Estos días hemos visto docenas de veces la imagen de la Virgen de Fátima y al Papa Francisco rezándole con especial devoción. También en cada pueblo se venera alguna imagen de la Virgen con una advocación local, algo que habla de las raíces y frutos cristianos de Europa y del mundo al que llevó la fe. Ahora, en el mes de mayo el mundo católico mira a la Virgen María, la misma en cualquier advocación, en quien vemos ensalzada la condición humana sin pecado y la belleza de la virtud, algo que no todos llegan a comprender ahora por tener los sentidos estragados.
Sin embargo hombres y mujeres sentimos el anhelo de belleza, de bondad, de verdad, porque es lo mismo, como intuye el corazón y vislumbra la filosofía. De ahí que recrearnos con las imágenes de la Virgen viene a ser como un colirio para nuestras enfermedades visuales y de pensamiento. Y se entiende perfectamente que desde el principio los artistas hayan plasmado la belleza ideal de María en cuadros de Guirlandaio, Fray Angélico, Murillo, o Velázquez, sin olvidar las imágenes románicas llenas de expresividad, las Vírgenes blancas del gótico, o las maravillosas obras de Cano o Salvador Carmona.
Pascal afirmaba que el corazón tiene sus razones que la inteligencia no entiende, dado que el ser humano es un misterio abierto al infinito, capaz de grandezas y miserias en un mismo corazón. Pablo de Tarso invitaba a los creyentes a meterse en el corazón de Cristo para conocer el amor de Dios y reconocerse como hijos de Dios: “Que Cristo habite en vuestros corazones por la fe -escribe-, enraizados y fundamentados en la caridad, para que podáis comprender con todos los santos cuál es la anchura y la longitud, la altura y la profundidad, y conocer el amor de Cristo que supera todo conocimiento, para que seáis colmados de toda plenitud de Dios” (Ef 3,1719). El Vaticano II viene a decir lo mismo: “el misterio del hombre sólo se esclarece a la luz del Verbo encarnado” (GS, 22). Y por la connaturalidad de la Virgen con Jesús entendemos la misión de la mujer como una barrera protectora contra el mal, como ha dicho el Papa Francisco. Si Eva desvió el camino del amor María deshizo el nudo y nos lleva a Jesús.
El arte es un gran regalo de Dios a los hombres y los artistas son geniales constructores de belleza que nos ayudan a superar la vulgaridad y abismarnos en el misterio del ser. Es un hecho que el cristianismo se ha aliado con el arte durante siglos, y también ahora. Desde los primeros tiempos la Iglesia ha necesitado de los artistas para anunciar el Evangelio, y nunca ha menospreciado la palabra y la imagen, la música y la materia para difundir su mensaje. Lo contrario supondría incluso retornar a la herejía de los iconoclastas.

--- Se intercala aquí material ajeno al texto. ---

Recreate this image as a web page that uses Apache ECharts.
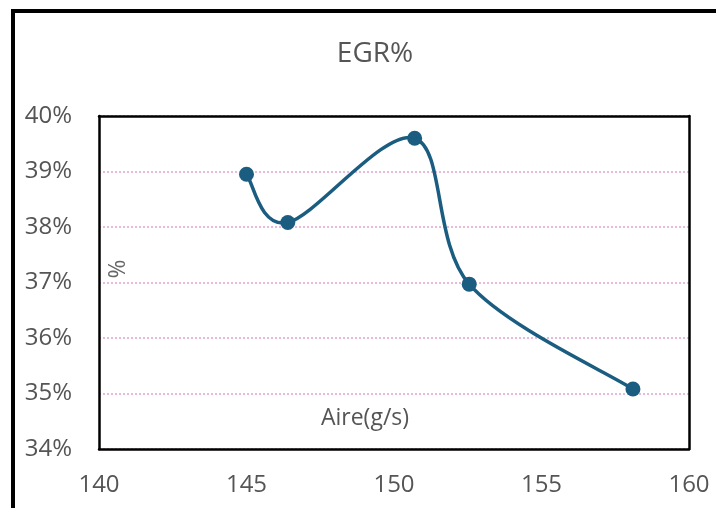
<!DOCTYPE html>
<html>
<head>
<meta charset="utf-8">
<script src="https://cdn.jsdelivr.net/npm/echarts@6/dist/echarts.min.js"></script>
<style>
  html, body { margin: 0; padding: 0; background: #fff; }
  #chart { width: 716px; height: 508px; }
</style>
</head>
<body>
<div id="chart"></div>
<script>
// Air mass flow (g/s) against EGR rate (%)
const airFlow = [145.0, 146.4, 150.7, 152.55, 158.1];
const egrRate = [38.95, 38.08, 39.6, 36.97, 35.08];
const xTicks = [140, 145, 150, 155, 160];
const yTicks = [34, 35, 36, 37, 38, 39, 40];
const titleText = 'EGR%';
const xName = 'Aire(g/s)';
const yName = '%';

const FONT = '"Open Sans", "Noto Sans", sans-serif';
const TEXT = '#555555';
const LINE = '#1b5d80';

const points = airFlow.map((x, i) => [x, egrRate[i]]);

// Smoothed curve segment i -> i+1 (Catmull-Rom style Bezier in pixel space)
function renderSegment(params, api) {
  const i = params.dataIndex;
  if (i >= points.length - 1) return null;
  const P = points.map(p => api.coord(p));
  const p0 = P[Math.max(i - 1, 0)];
  const p1 = P[i];
  const p2 = P[i + 1];
  const p3 = P[Math.min(i + 2, P.length - 1)];
  const k = 1 / 6;
  const c1 = [p1[0] + (p2[0] - p0[0]) * k, p1[1] + (p2[1] - p0[1]) * k];
  const c2 = [p2[0] - (p3[0] - p1[0]) * k, p2[1] - (p3[1] - p1[1]) * k];
  return {
    type: 'bezierCurve',
    shape: { x1: p1[0], y1: p1[1], cpx1: c1[0], cpy1: c1[1], cpx2: c2[0], cpy2: c2[1], x2: p2[0], y2: p2[1] },
    style: { stroke: LINE, lineWidth: 3.5, fill: 'none', lineCap: 'round' },
    silent: true
  };
}

const chart = echarts.init(document.getElementById('chart'), null, { renderer: 'canvas' });

const frameAxis = {
  type: 'value',
  axisLine: { show: true, lineStyle: { color: '#000', width: 2.5 } },
  axisTick: { show: false },
  axisLabel: { show: false },
  splitLine: { show: false }
};

chart.setOption({
  animation: false,
  backgroundColor: '#ffffff',
  title: {
    text: titleText,
    left: 370,
    textAlign: 'center',
    top: 35,
    textStyle: { fontFamily: FONT, fontSize: 28, fontWeight: 'normal', color: TEXT }
  },
  grid: { left: 99, right: 27, top: 116, bottom: 59 },
  xAxis: [{
    type: 'value',
    min: xTicks[0], max: xTicks[xTicks.length - 1], interval: 5,
    axisLine: { show: true, lineStyle: { color: '#000', width: 2.5 } },
    axisTick: { show: false },
    splitLine: { show: false },
    axisLabel: { margin: 24, fontFamily: FONT, fontSize: 24, color: TEXT }
  }, Object.assign({}, frameAxis, {
    position: 'top',
    min: xTicks[0], max: xTicks[xTicks.length - 1], interval: 5
  })],
  yAxis: [{
    type: 'value',
    min: yTicks[0], max: yTicks[yTicks.length - 1], interval: 1,
    axisLine: { show: true, lineStyle: { color: '#000', width: 2.5 } },
    axisTick: { show: false },
    splitLine: { show: true, lineStyle: { color: '#e8b9dd', width: 2, type: [2, 2] } },
    axisLabel: { margin: 27, fontFamily: FONT, fontSize: 24, color: TEXT, formatter: v => v + '%' }
  }, Object.assign({}, frameAxis, {
    position: 'right',
    min: yTicks[0], max: yTicks[yTicks.length - 1], interval: 1
  })],
  graphic: [
    {
      type: 'rect', silent: true, z: 100,
      shape: { x: 13, y: 11, width: 900, height: 700 },
      style: { fill: 'none', stroke: '#000', lineWidth: 4 }
    },
    {
      type: 'text', silent: true, z: 50,
      x: 365, y: 418,
      style: { text: xName, fill: TEXT, font: '23px ' + FONT, textAlign: 'center', textVerticalAlign: 'middle' }
    },
    {
      type: 'text', silent: true, z: 50,
      x: 118, y: 269, rotation: Math.PI / 2,
      style: { text: yName, fill: '#666666', font: '23px ' + FONT, textAlign: 'center', textVerticalAlign: 'middle' }
    }
  ],
  series: [{
    type: 'custom',
    xAxisIndex: 0, yAxisIndex: 0,
    renderItem: renderSegment,
    data: points,
    z: 2
  }, {
    type: 'scatter',
    xAxisIndex: 0, yAxisIndex: 0,
    data: points,
    symbol: 'circle',
    symbolSize: 15,
    itemStyle: { color: LINE, opacity: 1 },
    z: 3
  }]
});
</script>
</body>
</html>
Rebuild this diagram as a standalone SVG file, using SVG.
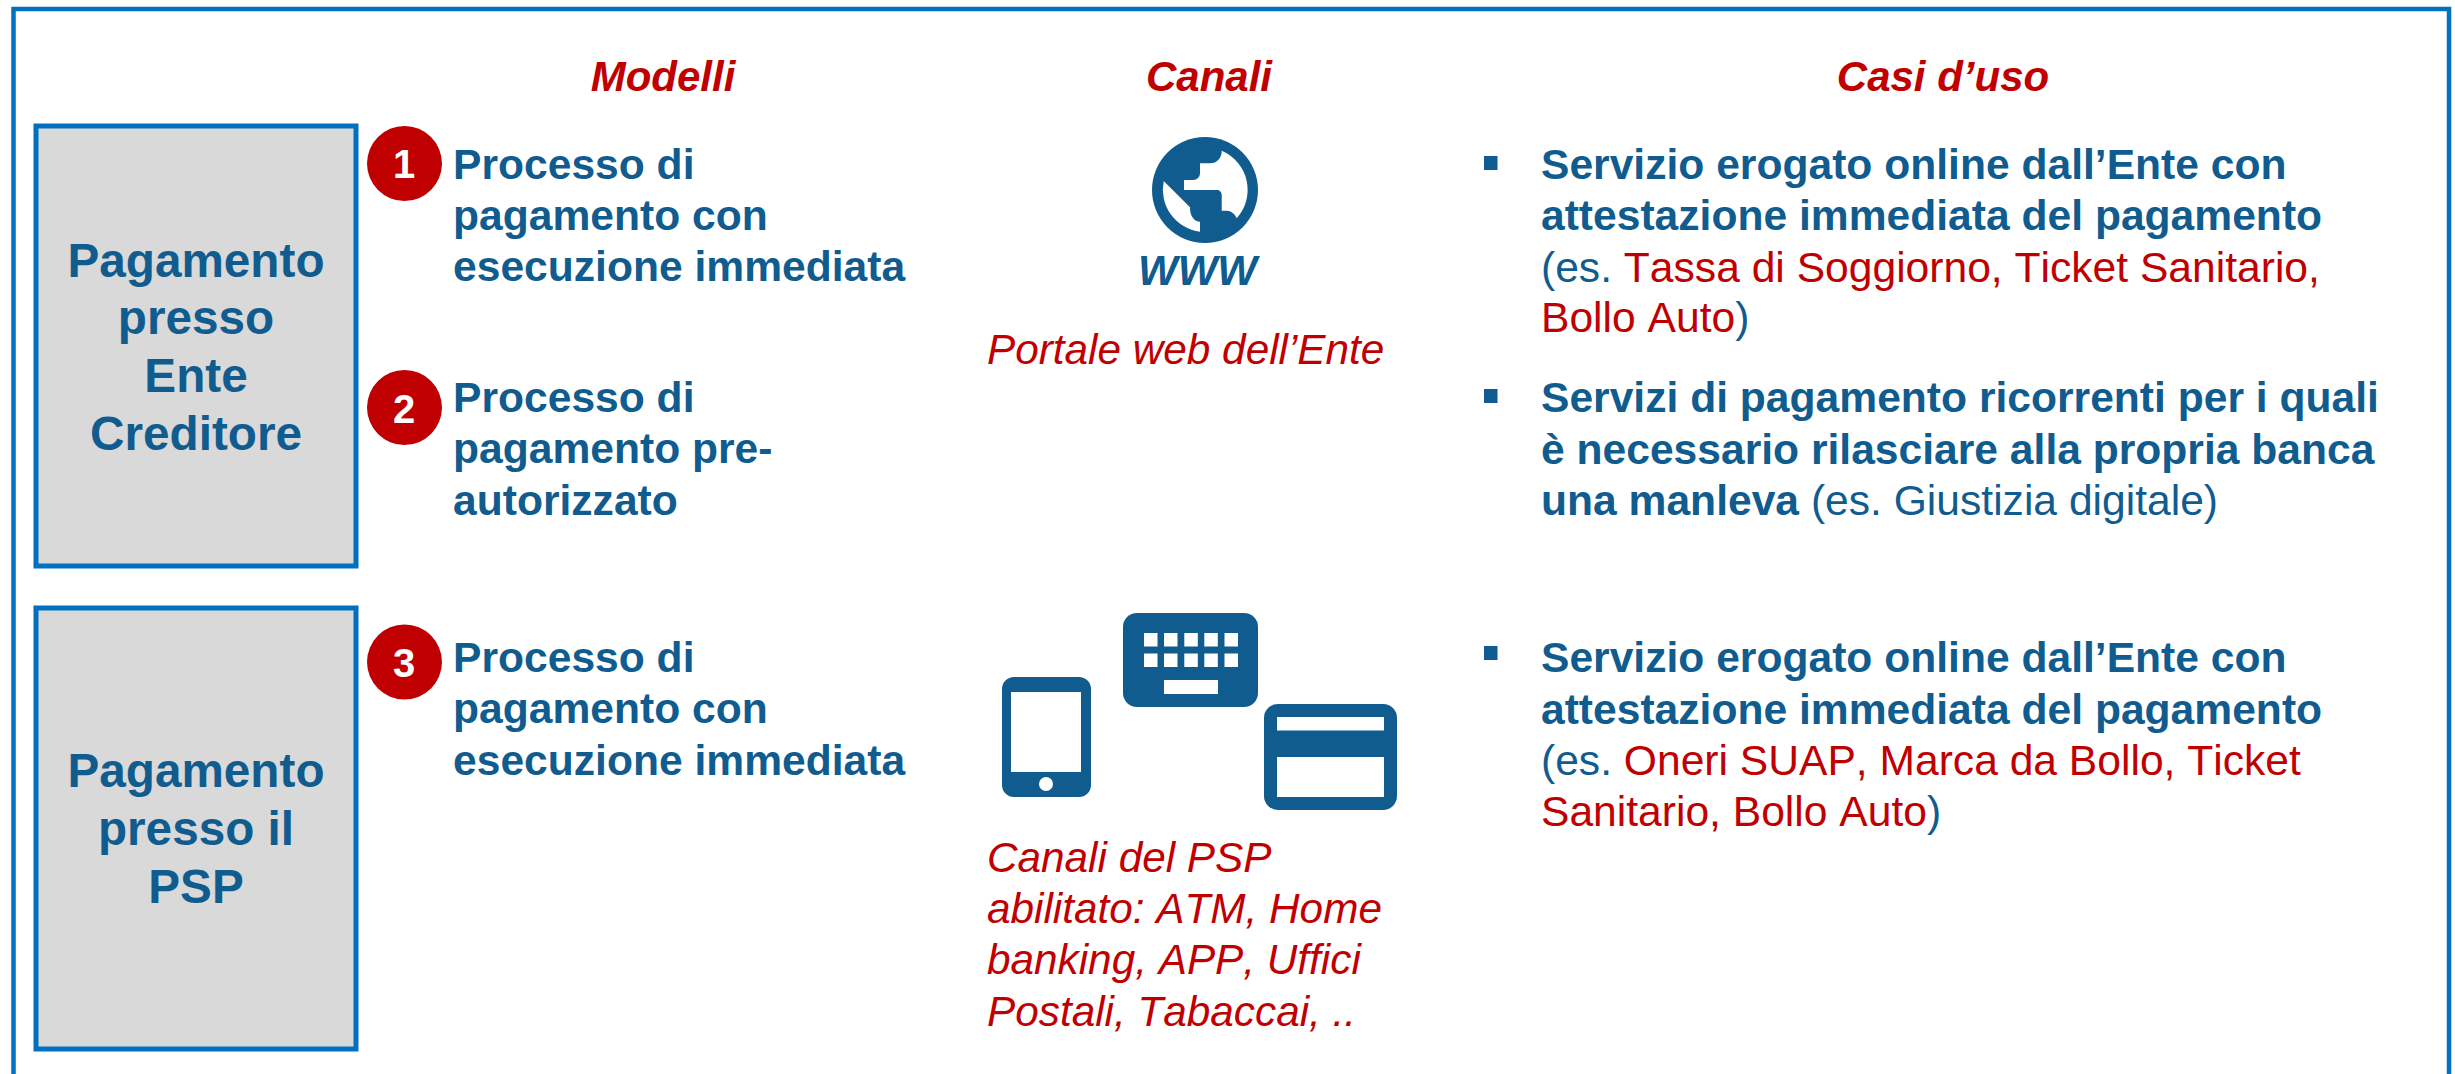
<svg xmlns="http://www.w3.org/2000/svg" width="2455" height="1074" viewBox="0 0 2455 1074">
<style>
text{font-family:"Liberation Sans",Arial,sans-serif;font-kerning:none}
.blue{fill:#115C8F}
.b{font-weight:700;font-size:42.6px}
.h{font-weight:700;font-style:italic;font-size:42px;fill:#C00000;text-anchor:middle}
.box{fill:#D9D9D9;stroke:#0070C0;stroke-width:5}
.t{font-size:47.7px;font-weight:700;fill:#115C8F;text-anchor:middle}
.m{font-size:42.6px;font-weight:700;fill:#115C8F}
.n{font-size:40px;font-weight:700;fill:#fff;text-anchor:middle}
.c{font-size:42.6px;fill:#115C8F}
.r{fill:#C00000}
.ci{font-size:42.3px;font-style:italic;fill:#C00000}
</style>
<rect x="0" y="0" width="2455" height="1074" fill="#fff"/>
<path id="frame" d="M13.500 1074V9H2449V1074" fill="none" stroke="#0070C0" stroke-width="4.500"/>
<g id="headers">
<text class="h" x="663" y="91">Modelli</text>
<text class="h" x="1209" y="91">Canali</text>
<text class="h" x="1943" y="91">Casi d’uso</text>
</g>
<g id="box-ente"><rect class="box" x="36" y="126" width="320" height="440"/>
<text class="t" x="196" y="277">Pagamento</text><text class="t" x="196" y="334">presso</text><text class="t" x="196" y="392">Ente</text><text class="t" x="196" y="450">Creditore</text></g>
<g id="box-psp"><rect class="box" x="36" y="608" width="320" height="441"/>
<text class="t" x="196" y="787">Pagamento</text><text class="t" x="196" y="845">presso il</text><text class="t" x="196" y="903">PSP</text></g>
<g id="model-1"><circle cx="404.500" cy="163.500" r="37.500" fill="#C00000"/><text class="n" x="404" y="178">1</text>
<text class="m" x="453" y="179">Processo di</text><text class="m" x="453" y="230">pagamento con</text><text class="m" x="453" y="281">esecuzione immediata</text></g>
<g id="model-2"><circle cx="404.500" cy="407.500" r="37.500" fill="#C00000"/><text class="n" x="404" y="423">2</text>
<text class="m" x="453" y="412">Processo di</text><text class="m" x="453" y="463">pagamento pre-</text><text class="m" x="453" y="515">autorizzato</text></g>
<g id="model-3"><circle cx="404.500" cy="662" r="37.500" fill="#C00000"/><text class="n" x="404" y="677">3</text>
<text class="m" x="453" y="672">Processo di</text><text class="m" x="453" y="723">pagamento con</text><text class="m" x="453" y="775">esecuzione immediata</text></g>
<g id="channel-web">
<circle cx="1205" cy="190" r="53" fill="#115C8F"/>
<path d="M1221.700 150.700C1221.700 158 1217 163.300 1210 163.300H1200V173C1200 177 1197 180 1193.300 180H1184V190H1216.700C1219.500 190 1221.700 192 1221.700 195V210.700H1226.700C1231 210.700 1235 214 1236.700 218.300A42.500 42.500 0 0 0 1221.700 150.700Z" fill="#fff"/>
<path d="M1163.700 181L1190 207.300C1190 212 1191 216 1193 218C1195 220.500 1197 221.700 1200 221.700V231.700A42.500 42.500 0 0 1 1163.700 181Z" fill="#fff"/>
<text x="1138" y="285" font-size="42" font-weight="700" font-style="italic" class="blue">WWW</text>
<text class="ci" x="987" y="364">Portale web dell’Ente</text>
</g>
<g id="channel-psp" class="blue">
<rect x="1002" y="677" width="89" height="120" rx="12"/><rect x="1011" y="692" width="70" height="80" fill="#fff"/><circle cx="1046" cy="784" r="7" fill="#fff"/>
<rect x="1123" y="613" width="135" height="94" rx="14"/>
<g fill="#fff"><rect x="1144" y="633" width="13.500" height="13.500"/><rect x="1164" y="633" width="13.500" height="13.500"/><rect x="1184.300" y="633" width="13.500" height="13.500"/><rect x="1204.300" y="633" width="13.500" height="13.500"/><rect x="1224.500" y="633" width="13.500" height="13.500"/><rect x="1144" y="653.500" width="13.500" height="13.500"/><rect x="1164" y="653.500" width="13.500" height="13.500"/><rect x="1184.300" y="653.500" width="13.500" height="13.500"/><rect x="1204.300" y="653.500" width="13.500" height="13.500"/><rect x="1224.500" y="653.500" width="13.500" height="13.500"/><rect x="1164" y="680" width="54" height="14"/></g>
<rect x="1264" y="704" width="133" height="106" rx="14"/><rect x="1277" y="717" width="107" height="13.500" fill="#fff"/><rect x="1277" y="757" width="107" height="40" fill="#fff"/>
<text class="ci" x="987" y="871.500">Canali del PSP</text><text class="ci" x="987" y="922.700">abilitato: ATM, Home</text><text class="ci" x="987" y="974">banking, APP, Uffici</text><text class="ci" x="987" y="1026">Postali, Tabaccai, ..</text>
</g>
<g id="use-cases">
<g fill="#115C8F"><rect x="1484" y="156" width="13.500" height="14"/><rect x="1484" y="389" width="13.500" height="14"/><rect x="1484" y="646" width="13.500" height="14"/></g>
<text class="b" fill="#115C8F" x="1541" y="179.300">Servizio erogato online dall’Ente con</text>
<text class="b" fill="#115C8F" x="1541" y="230">attestazione immediata del pagamento</text>
<text class="c" x="1541" y="281.700">(es. <tspan class="r">Tassa di Soggiorno, Ticket Sanitario,</tspan></text>
<text class="c" x="1541" y="331.700"><tspan class="r">Bollo Auto</tspan>)</text>
<text class="b" fill="#115C8F" x="1541" y="412">Servizi di pagamento ricorrenti per i quali</text>
<text class="b" fill="#115C8F" x="1541" y="464">è necessario rilasciare alla propria banca</text>
<text class="c" x="1541" y="515"><tspan class="b">una manleva</tspan> (es. Giustizia digitale)</text>
<text class="b" fill="#115C8F" x="1541" y="672">Servizio erogato online dall’Ente con</text>
<text class="b" fill="#115C8F" x="1541" y="723.500">attestazione immediata del pagamento</text>
<text class="c" x="1541" y="775">(es. <tspan class="r">Oneri SUAP, Marca da Bollo, Ticket</tspan></text>
<text class="c" x="1541" y="826"><tspan class="r">Sanitario, Bollo Auto</tspan>)</text>
</g>
</svg>
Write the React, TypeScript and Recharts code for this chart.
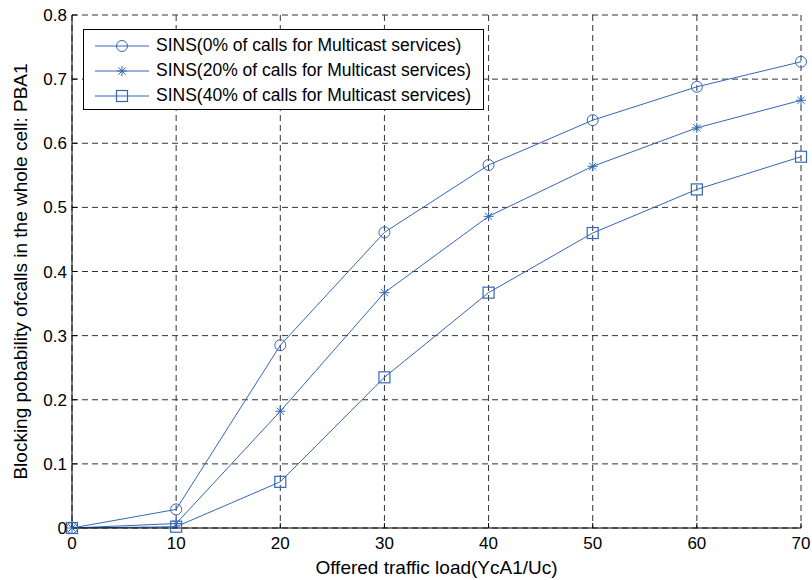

Si Dios es la belleza y el artista la busca incansablemente, el arte ha de encontrarse con Dios. La belleza, la verdad y el bien, se unen de modo sublime en la persona de Jesucristo. El mundo necesita la belleza y el arte debe contribuir a la Redención, sobre todo los artistas que de verdad creen en Dios, en Jesucristo y en la Iglesia. De ahí que Juan Pablo II les escribió en aquella Carta los artistas: “Os toca a vosotros, hombres y mujeres que habéis dedicado vuestra vida al arte, decir con la riqueza de vuestra genialidad que, en Cristo, el mundo ha sido redimido, redimido el cuerpo humano, redimida la creación entera”. A los demás mortales se nos pide sólo una mayor capacidad de contemplación y más sentido crítico respecto al arte y al religioso en particular.
La sociedad tienen necesidad de grandes artistas y la comunidad cristiana necesita que tengan una buena doctrina y una vida coherente con la fe. Y probablemente todos necesitamos mucha magnanimidad para superar la vulgaridad en el arte sacro y en la liturgia. Mirar las imágenes de la Virgen María es la puerta para ver lo sublime y encontrar a Dios en Jesucristo.